Sort of the rub with Vizrea is that it’s not made for everybody, and I don’t mean that because the handset application’s currently only available for some S60 devices, or because the PC software is Windows-only. This isn’t something that’s necessarily aimed at early adopters: if you’re already just uploading your cameraphone photos to Flickr and are happy, you may not be particularly interested in it. But for users interested for something that offers a bit more than just a photo hosting and tagging site, like the ability to blog and upload different types of content, Vizrea is a good choice, and seems like something that should be popular with the MySpace and Xanga (do kids even use that anymore?) set, if it becomes available on more handsets. The added ability to access photos and media that’s on the PC also makes it stand out from other photo-sharing services.

One of the features added in the latest release is a display widget (as you can see above) that can be embedded in a user’s MySpace page, an existing blog, or wherever else on the web they want to put it (similar to Mojungle). Users organize their photos into different albums, called collections. For instance, the one I’ve put here is “From My Mobile”. Each collection can be embedded separately, and users have control over the privacy settings of each item, letting them choose exactly what they want displayed. The uploading aspect is simple, from the handset. Vizrea can upload photos in the background as they’re taken, or use the application to determine what to send up to the site. Getting photos on the site with the PC app was a little more challenging for me — perhaps I’ve been using a Mac too long, but it took me a little while to figure it out. I don’t believe the usability of the PC app is quite up to snuff with the mobile app and web service.
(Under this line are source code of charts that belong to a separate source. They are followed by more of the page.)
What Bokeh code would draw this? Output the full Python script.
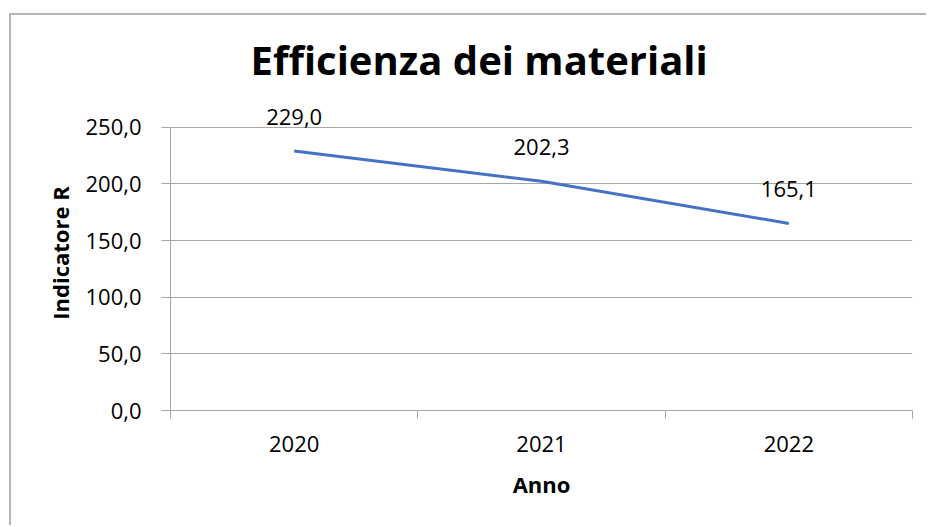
from bokeh.plotting import figure
from bokeh.models import FixedTicker, Range1d, LabelSet, ColumnDataSource
from bokeh.core.properties import value
from bokeh.embed import file_html
from bokeh.resources import INLINE

years = ["2020", "2021", "2022"]
values = [229.0, 202.3, 165.1]
value_labels = ["229,0", "202,3", "165,1"]
y_ticks = [0, 50, 100, 150, 200, 250]
y_tick_labels = ["0,0", "50,0", "100,0", "150,0", "200,0", "250,0"]
title_text = "Efficienza dei materiali"
x_title = "Anno"
y_title = "Indicatore R"

FONT = "Open Sans"
GRAY = "#a6a6a6"
BLUE = "#4472C4"

xs = [i + 0.5 for i in range(len(years))]
src = ColumnDataSource(dict(x=xs, y=values, lab=value_labels))

# headroom above the top tick so the data labels are not clipped
Y_END = 278

p = figure(width=917, height=512, output_backend="svg", toolbar_location=None,
           x_range=Range1d(0, len(years)), y_range=Range1d(0, Y_END),
           min_border_left=159, min_border_right=16, min_border_top=80,
           min_border_bottom=117)
p.styles = {"margin-left": "9px", "margin-top": "13px",
            "border-left": "2px solid #b4b4b4", "border-top": "2px solid #b4b4b4"}

p.line("x", "y", source=src, line_color=BLUE, line_width=3)
p.add_layout(LabelSet(x="x", y="y", text="lab", source=src, y_offset=26,
                      text_align="center", text_baseline="alphabetic",
                      text_font=value(FONT), text_font_size="22px",
                      text_color="#000000"))

p.title.text = title_text
p.title.text_font = FONT
p.title.text_font_size = "40px"
p.title.text_font_style = "bold"
p.title.text_color = "#000000"
p.title.align = "left"
p.title.offset = 80
p.title.standoff = 18

p.outline_line_color = None
p.background_fill_color = "white"
p.border_fill_color = "white"

# y axis
p.yaxis.ticker = FixedTicker(ticks=y_ticks)
p.yaxis.bounds = (y_ticks[0], y_ticks[-1])
p.yaxis.major_label_overrides = {t: l for t, l in zip(y_ticks, y_tick_labels)}
p.yaxis.axis_line_color = GRAY
p.yaxis.major_tick_line_color = GRAY
p.yaxis.major_tick_out = 9
p.yaxis.major_tick_in = 0
p.yaxis.minor_tick_line_color = None
p.yaxis.major_label_standoff = 20
p.yaxis.major_label_text_font = FONT
p.yaxis.major_label_text_font_size = "22px"
p.yaxis.major_label_text_color = "#000000"
p.yaxis.axis_label = y_title
p.yaxis.axis_label_text_font = FONT
p.yaxis.axis_label_text_font_size = "22px"
p.yaxis.axis_label_text_font_style = "bold"
p.yaxis.axis_label_text_color = "#000000"
p.yaxis.axis_label_standoff = 7

# x axis
p.xaxis.ticker = FixedTicker(ticks=xs, minor_ticks=list(range(len(years) + 1)))
p.xaxis.major_label_overrides = {x: y for x, y in zip(xs, years)}
p.xaxis.axis_line_color = GRAY
p.xaxis.major_tick_line_color = None
p.xaxis.major_tick_out = 0
p.xaxis.major_tick_in = 0
p.xaxis.minor_tick_line_color = GRAY
p.xaxis.minor_tick_out = 8
p.xaxis.minor_tick_in = 0
p.xaxis.major_label_standoff = 17
p.xaxis.major_label_text_font = FONT
p.xaxis.major_label_text_font_size = "22px"
p.xaxis.major_label_text_color = "#000000"
p.xaxis.axis_label = x_title
p.xaxis.axis_label_text_font = FONT
p.xaxis.axis_label_text_font_size = "22px"
p.xaxis.axis_label_text_font_style = "bold"
p.xaxis.axis_label_text_color = "#000000"
p.xaxis.axis_label_standoff = 14

p.xgrid.grid_line_color = None
p.ygrid.ticker = FixedTicker(ticks=y_ticks)
p.ygrid.grid_line_color = GRAY
p.ygrid.grid_line_width = 1

open("out.html", "w").write(file_html(p, INLINE))
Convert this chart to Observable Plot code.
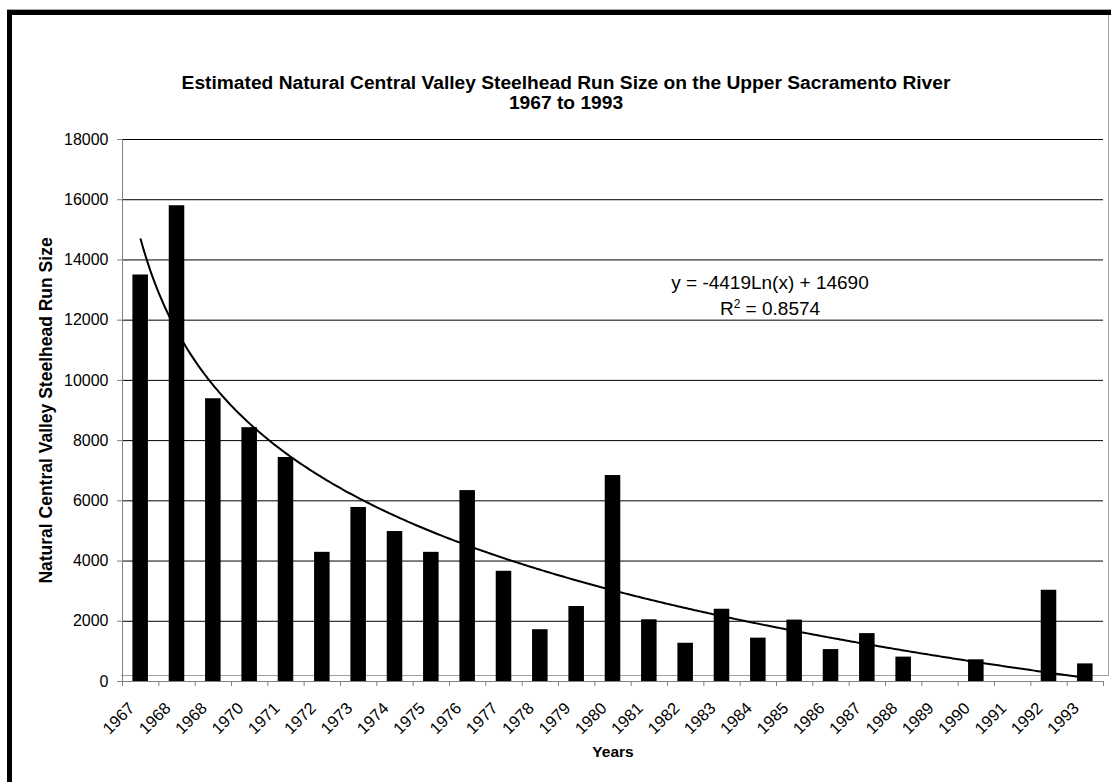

The sharing abilities of Vizrea are quite cool, though. From the mobile device, you can share anything that’s been uploaded to the web, or that’s on your PC. You simply navigate through the collections to the image you want, then choose to share it, and can then send a message with it to your friends within Vizrea, or outside contacts. You’re not sending the actual image, but a link to it — saving on messaging costs. For mobile users, they get a link to Vizrea’s mobile site, email recipents get a link to the web version. So you’re not limited to just sharing the picture you’ve just taken, or even what’s just stored on your phone, which is handy.

Vizrea has a solid team behind it, not least of which founder and CEO Mike Toutonghi, whose desire to build and improve the service seems tireless. They’re on to something here, though, like so many other mobile companies, they do face some challenges — driving user uptake foremost among them. But Vizrea is a well thought out service that, unlike some others, recognizes cameraphone photos are just a piece of a users’ overall digital media makeup, and having the ability to access and share all of it from the mobile will prove pretty attractive.